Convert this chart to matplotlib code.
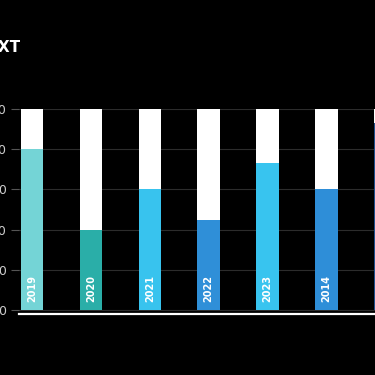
import matplotlib.pyplot as plt
import numpy as np

# data (percent filled, on a 0-100 track)
years = ["2019", "2020", "2021", "2022", "2023", "2014", "2015"]
values = [80, 40, 60, 45, 73, 60, 93]
colors = ["#74d4d6", "#2aaea8", "#38c3ee", "#2f8fd8", "#38c4ef", "#2e8ed8", "#1f4f8c"]
yticks = [0, 20, 40, 60, 80, 100]
title = "TEXT"

W, H = 375, 375
fig = plt.figure(figsize=(W / 100, H / 100), dpi=100)
fig.patch.set_facecolor("black")

# the chart is wider than the canvas, so the axes run past the right edge
left_px, right_px = 19, 450
bottom_px, top_px = 314, 109
ax = fig.add_axes([left_px / W, 1 - bottom_px / H,
                   (right_px - left_px) / W, (bottom_px - top_px) / H])
ax.set_facecolor("black")

spacing = 58.9
x = np.arange(len(years))
ax.set_xlim((left_px - 32) / spacing, (right_px - 32) / spacing)
ax.set_ylim(-2, 100)

width = 22.5 / spacing
ax.bar(x, [100] * len(x), width=width, color="white", zorder=2)
ax.bar(x, values, width=width, color=colors, zorder=3)

for xi, yr in zip(x, years):
    ax.text(xi, 10.5, yr, rotation=90, ha="center", va="center",
            color="white", fontsize=7, fontweight="bold", zorder=4)

ax.set_yticks(yticks)
ax.set_xticks([])
ax.grid(axis="y", color="#2c2c2c", linewidth=0.8, zorder=0)
ax.tick_params(axis="y", colors="#cccccc", length=6, width=0.8,
               labelsize=9, pad=3)
ax.tick_params(axis="y", color="#555555")

for side in ["left", "right", "top"]:
    ax.spines[side].set_visible(False)
ax.spines["bottom"].set_color("white")
ax.spines["bottom"].set_linewidth(1.6)

fig.text(20.5 / W, 1 - 47.5 / H, title, ha="right", va="center",
         color="white", fontsize=11, fontweight="bold")

fig.savefig("out.png", dpi=100, facecolor="black")
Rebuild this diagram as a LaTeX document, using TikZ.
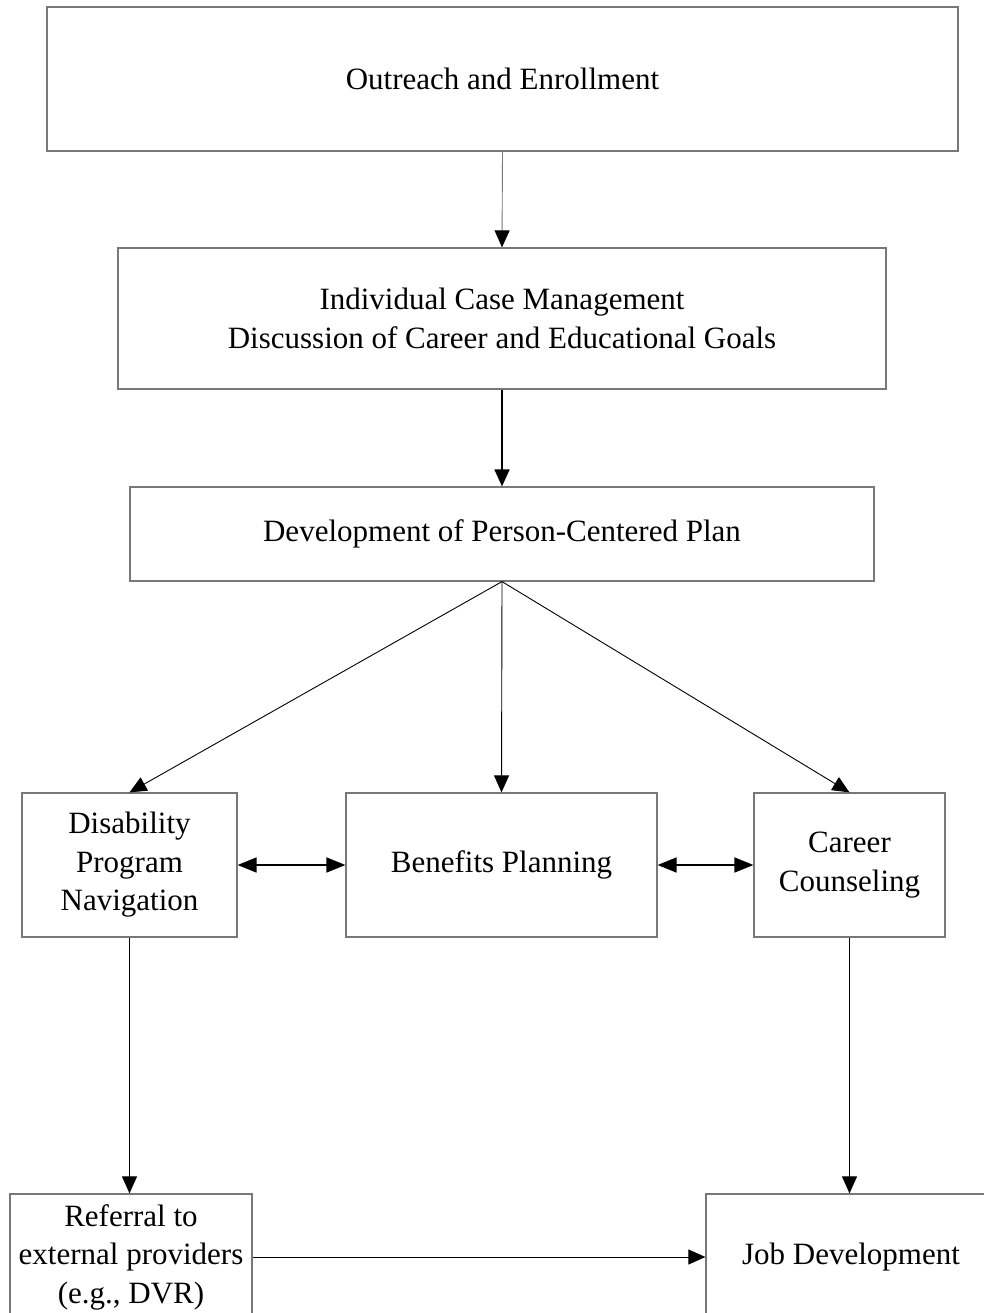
\documentclass[tikz,border=0pt]{standalone}
\usepackage{fontspec}
\setmainfont{Liberation Serif}
\usetikzlibrary{arrows.meta}
\definecolor{boxgray}{RGB}{120,120,120}
\tikzset{
  box/.style={draw=boxgray, line width=1.2pt, align=center, inner sep=0pt,
    font=\fontsize{31}{38.5}\selectfont},
  conn/.style={line width=0.9pt, -{Triangle[length=17pt,width=15pt,color=black]}},
  dconn/.style={line width=1.6pt, {Triangle[length=19pt,width=15pt]}-{Triangle[length=19pt,width=15pt]}}
}
\begin{document}
\begin{tikzpicture}[x=1pt,y=-1pt]
\useasboundingbox (0,0) rectangle (984,1313);
\clip (0,0) rectangle (984,1313);
\node[box, minimum width=911pt, minimum height=144pt] (o) at (502.5,79) {Outreach and Enrollment};
\node[box, minimum width=768pt, minimum height=141pt] (i) at (502,318.5) {Individual Case Management\\Discussion of Career and Educational Goals};
\node[box, minimum width=744pt, minimum height=94pt] (d) at (502,534) {Development of Person-Centered Plan};
\node[box, minimum width=215pt, minimum height=144pt] (dpn) at (129.5,865) {Disability\\Program\\Navigation};
\node[box, minimum width=311pt, minimum height=144pt] (bp) at (501.5,865) {Benefits Planning};
\node[box, minimum width=191pt, minimum height=144pt] (cc) at (849.5,865) {Career\\Counseling};
\node[box, minimum width=242pt, minimum height=126pt] (ref) at (131,1257) {Referral to\\external providers\\(e.g., DVR)};
\node[box, minimum width=290pt, minimum height=126pt] (job) at (851,1257) {Job Development};
\draw[conn, draw=boxgray] (o.south) -- (i.north);
\draw[conn, line width=1.8pt] (i.south) -- (d.north);
\draw[conn] (d.south) -- (dpn.north);
\draw[conn] (d.south) -- (bp.north);
\draw[conn] (d.south) -- (cc.north);
\draw[dconn] (dpn.east) -- (bp.west);
\draw[dconn] (bp.east) -- (cc.west);
\draw[conn] (dpn.south) -- (dpn.south |- ref.north);
\draw[conn] (cc.south) -- (cc.south |- job.north);
\draw[conn] (ref.east) -- (job.west);
\end{tikzpicture}
\end{document}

Task description – Whenever "this" turns up in a line, pick that line out.

Final result –
Convert this chart to matplotlib code.
Rebuild this diagram as a LaTeX document, using TikZ.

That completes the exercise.